— START DATA IN THIS EXERCISE —

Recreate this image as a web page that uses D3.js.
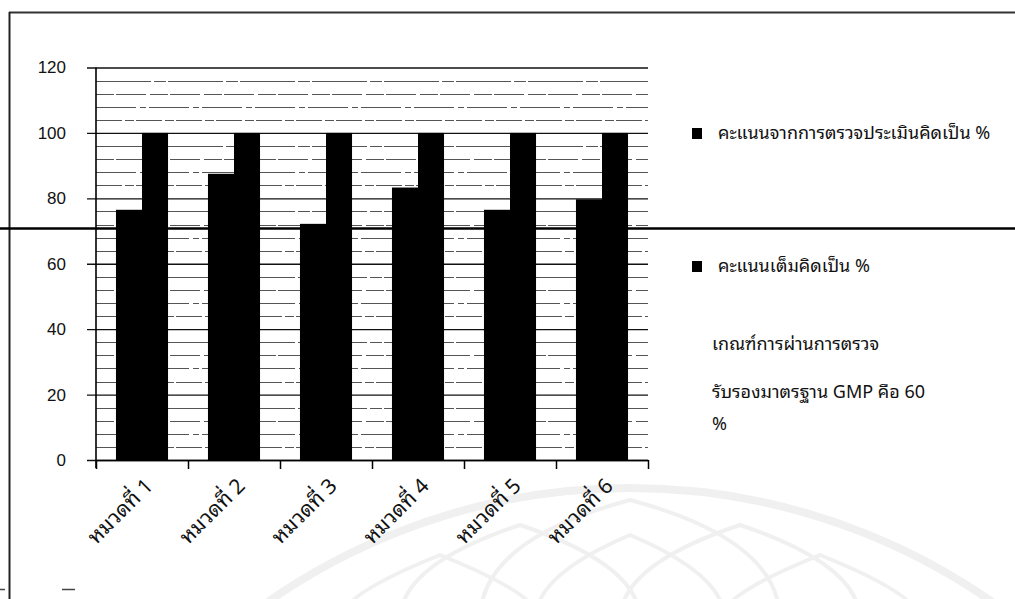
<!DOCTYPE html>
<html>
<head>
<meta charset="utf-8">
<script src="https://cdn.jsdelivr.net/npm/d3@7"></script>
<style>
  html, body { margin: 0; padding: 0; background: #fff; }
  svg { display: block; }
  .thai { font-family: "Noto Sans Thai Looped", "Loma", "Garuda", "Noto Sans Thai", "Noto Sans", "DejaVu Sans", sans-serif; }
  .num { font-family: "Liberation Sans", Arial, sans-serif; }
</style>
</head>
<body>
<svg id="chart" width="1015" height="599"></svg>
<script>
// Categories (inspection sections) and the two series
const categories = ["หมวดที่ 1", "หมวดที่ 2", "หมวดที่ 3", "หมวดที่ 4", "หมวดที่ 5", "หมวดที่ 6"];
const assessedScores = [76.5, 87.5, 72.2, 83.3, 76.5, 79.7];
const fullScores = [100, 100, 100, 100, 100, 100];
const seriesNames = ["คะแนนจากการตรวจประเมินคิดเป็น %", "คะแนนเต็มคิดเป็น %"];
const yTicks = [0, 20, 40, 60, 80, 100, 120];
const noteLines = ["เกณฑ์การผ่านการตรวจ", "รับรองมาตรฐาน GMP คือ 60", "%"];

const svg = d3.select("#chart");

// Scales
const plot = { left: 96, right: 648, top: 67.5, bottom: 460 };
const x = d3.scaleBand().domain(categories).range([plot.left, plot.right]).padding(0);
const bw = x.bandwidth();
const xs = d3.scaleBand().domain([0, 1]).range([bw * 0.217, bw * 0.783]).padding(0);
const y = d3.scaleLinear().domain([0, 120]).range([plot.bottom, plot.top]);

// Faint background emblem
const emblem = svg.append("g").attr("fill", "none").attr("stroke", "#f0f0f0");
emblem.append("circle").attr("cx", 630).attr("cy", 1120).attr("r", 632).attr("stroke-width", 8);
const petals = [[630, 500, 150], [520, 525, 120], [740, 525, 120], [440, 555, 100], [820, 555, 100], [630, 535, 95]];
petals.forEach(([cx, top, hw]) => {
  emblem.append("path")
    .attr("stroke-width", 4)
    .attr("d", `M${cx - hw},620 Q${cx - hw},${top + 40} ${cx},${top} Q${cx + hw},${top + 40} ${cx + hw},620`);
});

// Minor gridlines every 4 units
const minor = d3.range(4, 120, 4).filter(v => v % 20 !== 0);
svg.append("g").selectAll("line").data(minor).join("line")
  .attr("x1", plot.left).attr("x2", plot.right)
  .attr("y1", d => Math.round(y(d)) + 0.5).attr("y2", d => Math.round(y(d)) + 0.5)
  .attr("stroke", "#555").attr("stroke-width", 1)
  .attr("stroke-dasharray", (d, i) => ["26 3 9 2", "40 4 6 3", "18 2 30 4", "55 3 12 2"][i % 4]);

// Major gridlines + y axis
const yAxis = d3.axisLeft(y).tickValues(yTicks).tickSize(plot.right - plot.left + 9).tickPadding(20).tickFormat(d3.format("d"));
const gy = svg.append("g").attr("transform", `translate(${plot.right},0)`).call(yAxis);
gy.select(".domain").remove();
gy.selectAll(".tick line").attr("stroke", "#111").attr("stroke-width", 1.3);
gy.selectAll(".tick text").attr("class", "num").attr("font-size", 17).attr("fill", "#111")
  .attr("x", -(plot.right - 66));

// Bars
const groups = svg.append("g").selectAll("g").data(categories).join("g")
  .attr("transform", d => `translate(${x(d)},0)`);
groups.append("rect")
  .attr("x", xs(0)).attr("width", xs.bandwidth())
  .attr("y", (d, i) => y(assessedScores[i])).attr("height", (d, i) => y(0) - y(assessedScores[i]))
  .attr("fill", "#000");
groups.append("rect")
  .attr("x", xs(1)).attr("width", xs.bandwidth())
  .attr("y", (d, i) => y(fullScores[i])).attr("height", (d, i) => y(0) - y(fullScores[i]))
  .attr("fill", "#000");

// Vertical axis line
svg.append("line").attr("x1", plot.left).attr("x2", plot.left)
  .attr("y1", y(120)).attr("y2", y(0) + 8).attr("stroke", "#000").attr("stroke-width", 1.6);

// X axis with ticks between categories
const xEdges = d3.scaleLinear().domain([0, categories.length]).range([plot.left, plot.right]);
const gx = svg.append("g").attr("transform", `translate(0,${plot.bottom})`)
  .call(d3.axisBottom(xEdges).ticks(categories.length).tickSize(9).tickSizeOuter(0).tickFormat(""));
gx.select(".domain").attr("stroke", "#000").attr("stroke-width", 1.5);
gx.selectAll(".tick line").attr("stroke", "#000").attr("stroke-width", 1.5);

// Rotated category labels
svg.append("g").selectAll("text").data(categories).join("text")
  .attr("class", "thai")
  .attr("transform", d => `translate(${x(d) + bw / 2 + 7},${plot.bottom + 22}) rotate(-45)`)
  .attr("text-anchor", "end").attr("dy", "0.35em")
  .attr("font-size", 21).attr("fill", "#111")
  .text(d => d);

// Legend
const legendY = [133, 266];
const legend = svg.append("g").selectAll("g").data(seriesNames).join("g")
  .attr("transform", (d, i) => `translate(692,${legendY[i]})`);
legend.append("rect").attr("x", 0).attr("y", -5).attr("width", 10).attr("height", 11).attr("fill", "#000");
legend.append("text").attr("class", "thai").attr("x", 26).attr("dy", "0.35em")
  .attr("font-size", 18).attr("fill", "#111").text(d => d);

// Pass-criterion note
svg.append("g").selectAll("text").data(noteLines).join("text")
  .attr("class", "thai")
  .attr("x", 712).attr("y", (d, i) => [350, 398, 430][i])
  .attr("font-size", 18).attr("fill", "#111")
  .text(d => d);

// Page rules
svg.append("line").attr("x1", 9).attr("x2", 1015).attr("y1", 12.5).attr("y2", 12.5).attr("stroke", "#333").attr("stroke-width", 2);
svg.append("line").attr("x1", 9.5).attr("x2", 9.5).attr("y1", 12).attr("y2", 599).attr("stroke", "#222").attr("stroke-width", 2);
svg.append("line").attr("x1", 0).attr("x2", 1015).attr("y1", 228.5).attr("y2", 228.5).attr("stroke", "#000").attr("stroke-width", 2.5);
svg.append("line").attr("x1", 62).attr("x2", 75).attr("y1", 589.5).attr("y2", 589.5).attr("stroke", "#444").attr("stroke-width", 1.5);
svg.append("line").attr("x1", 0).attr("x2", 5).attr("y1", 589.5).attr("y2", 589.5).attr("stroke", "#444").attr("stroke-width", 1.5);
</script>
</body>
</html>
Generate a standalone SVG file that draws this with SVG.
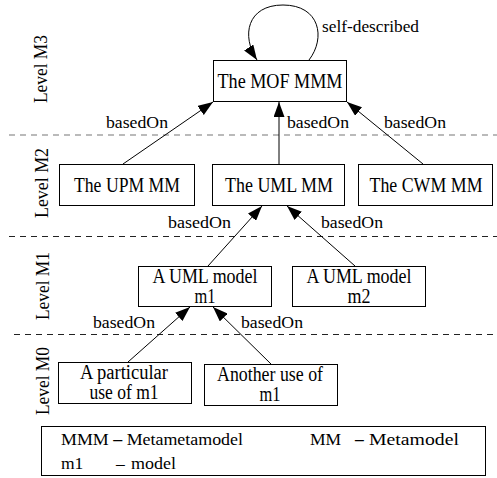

— END DATA IN THIS EXERCISE —

■ GIVEN INSTRUCTION
A faithful copy of the records above is needed, with the pictures left out.

■ WRITTEN ANSWER
Recreate this image as a web page that uses D3.js.
<!DOCTYPE html>
<html>
<head>
<meta charset="utf-8">
<script src="https://cdn.jsdelivr.net/npm/d3@7"></script>
<style>
  html, body { margin: 0; padding: 0; background: #fff; }
  svg { display: block; }
  .thai { font-family: "Noto Sans Thai Looped", "Loma", "Garuda", "Noto Sans Thai", "Noto Sans", "DejaVu Sans", sans-serif; }
  .num { font-family: "Liberation Sans", Arial, sans-serif; }
</style>
</head>
<body>
<svg id="chart" width="1015" height="599"></svg>
<script>
// Categories (inspection sections) and the two series
const categories = ["หมวดที่ 1", "หมวดที่ 2", "หมวดที่ 3", "หมวดที่ 4", "หมวดที่ 5", "หมวดที่ 6"];
const assessedScores = [76.5, 87.5, 72.2, 83.3, 76.5, 79.7];
const fullScores = [100, 100, 100, 100, 100, 100];
const seriesNames = ["คะแนนจากการตรวจประเมินคิดเป็น %", "คะแนนเต็มคิดเป็น %"];
const yTicks = [0, 20, 40, 60, 80, 100, 120];
const noteLines = ["เกณฑ์การผ่านการตรวจ", "รับรองมาตรฐาน GMP คือ 60", "%"];

const svg = d3.select("#chart");

// Scales
const plot = { left: 96, right: 648, top: 67.5, bottom: 460 };
const x = d3.scaleBand().domain(categories).range([plot.left, plot.right]).padding(0);
const bw = x.bandwidth();
const xs = d3.scaleBand().domain([0, 1]).range([bw * 0.217, bw * 0.783]).padding(0);
const y = d3.scaleLinear().domain([0, 120]).range([plot.bottom, plot.top]);

// Faint background emblem
const emblem = svg.append("g").attr("fill", "none").attr("stroke", "#f0f0f0");
emblem.append("circle").attr("cx", 630).attr("cy", 1120).attr("r", 632).attr("stroke-width", 8);
const petals = [[630, 500, 150], [520, 525, 120], [740, 525, 120], [440, 555, 100], [820, 555, 100], [630, 535, 95]];
petals.forEach(([cx, top, hw]) => {
  emblem.append("path")
    .attr("stroke-width", 4)
    .attr("d", `M${cx - hw},620 Q${cx - hw},${top + 40} ${cx},${top} Q${cx + hw},${top + 40} ${cx + hw},620`);
});

// Minor gridlines every 4 units
const minor = d3.range(4, 120, 4).filter(v => v % 20 !== 0);
svg.append("g").selectAll("line").data(minor).join("line")
  .attr("x1", plot.left).attr("x2", plot.right)
  .attr("y1", d => Math.round(y(d)) + 0.5).attr("y2", d => Math.round(y(d)) + 0.5)
  .attr("stroke", "#555").attr("stroke-width", 1)
  .attr("stroke-dasharray", (d, i) => ["26 3 9 2", "40 4 6 3", "18 2 30 4", "55 3 12 2"][i % 4]);

// Major gridlines + y axis
const yAxis = d3.axisLeft(y).tickValues(yTicks).tickSize(plot.right - plot.left + 9).tickPadding(20).tickFormat(d3.format("d"));
const gy = svg.append("g").attr("transform", `translate(${plot.right},0)`).call(yAxis);
gy.select(".domain").remove();
gy.selectAll(".tick line").attr("stroke", "#111").attr("stroke-width", 1.3);
gy.selectAll(".tick text").attr("class", "num").attr("font-size", 17).attr("fill", "#111")
  .attr("x", -(plot.right - 66));

// Bars
const groups = svg.append("g").selectAll("g").data(categories).join("g")
  .attr("transform", d => `translate(${x(d)},0)`);
groups.append("rect")
  .attr("x", xs(0)).attr("width", xs.bandwidth())
  .attr("y", (d, i) => y(assessedScores[i])).attr("height", (d, i) => y(0) - y(assessedScores[i]))
  .attr("fill", "#000");
groups.append("rect")
  .attr("x", xs(1)).attr("width", xs.bandwidth())
  .attr("y", (d, i) => y(fullScores[i])).attr("height", (d, i) => y(0) - y(fullScores[i]))
  .attr("fill", "#000");

// Vertical axis line
svg.append("line").attr("x1", plot.left).attr("x2", plot.left)
  .attr("y1", y(120)).attr("y2", y(0) + 8).attr("stroke", "#000").attr("stroke-width", 1.6);

// X axis with ticks between categories
const xEdges = d3.scaleLinear().domain([0, categories.length]).range([plot.left, plot.right]);
const gx = svg.append("g").attr("transform", `translate(0,${plot.bottom})`)
  .call(d3.axisBottom(xEdges).ticks(categories.length).tickSize(9).tickSizeOuter(0).tickFormat(""));
gx.select(".domain").attr("stroke", "#000").attr("stroke-width", 1.5);
gx.selectAll(".tick line").attr("stroke", "#000").attr("stroke-width", 1.5);

// Rotated category labels
svg.append("g").selectAll("text").data(categories).join("text")
  .attr("class", "thai")
  .attr("transform", d => `translate(${x(d) + bw / 2 + 7},${plot.bottom + 22}) rotate(-45)`)
  .attr("text-anchor", "end").attr("dy", "0.35em")
  .attr("font-size", 21).attr("fill", "#111")
  .text(d => d);

// Legend
const legendY = [133, 266];
const legend = svg.append("g").selectAll("g").data(seriesNames).join("g")
  .attr("transform", (d, i) => `translate(692,${legendY[i]})`);
legend.append("rect").attr("x", 0).attr("y", -5).attr("width", 10).attr("height", 11).attr("fill", "#000");
legend.append("text").attr("class", "thai").attr("x", 26).attr("dy", "0.35em")
  .attr("font-size", 18).attr("fill", "#111").text(d => d);

// Pass-criterion note
svg.append("g").selectAll("text").data(noteLines).join("text")
  .attr("class", "thai")
  .attr("x", 712).attr("y", (d, i) => [350, 398, 430][i])
  .attr("font-size", 18).attr("fill", "#111")
  .text(d => d);

// Page rules
svg.append("line").attr("x1", 9).attr("x2", 1015).attr("y1", 12.5).attr("y2", 12.5).attr("stroke", "#333").attr("stroke-width", 2);
svg.append("line").attr("x1", 9.5).attr("x2", 9.5).attr("y1", 12).attr("y2", 599).attr("stroke", "#222").attr("stroke-width", 2);
svg.append("line").attr("x1", 0).attr("x2", 1015).attr("y1", 228.5).attr("y2", 228.5).attr("stroke", "#000").attr("stroke-width", 2.5);
svg.append("line").attr("x1", 62).attr("x2", 75).attr("y1", 589.5).attr("y2", 589.5).attr("stroke", "#444").attr("stroke-width", 1.5);
svg.append("line").attr("x1", 0).attr("x2", 5).attr("y1", 589.5).attr("y2", 589.5).attr("stroke", "#444").attr("stroke-width", 1.5);
</script>
</body>
</html>
Generate a standalone SVG file that draws this with SVG.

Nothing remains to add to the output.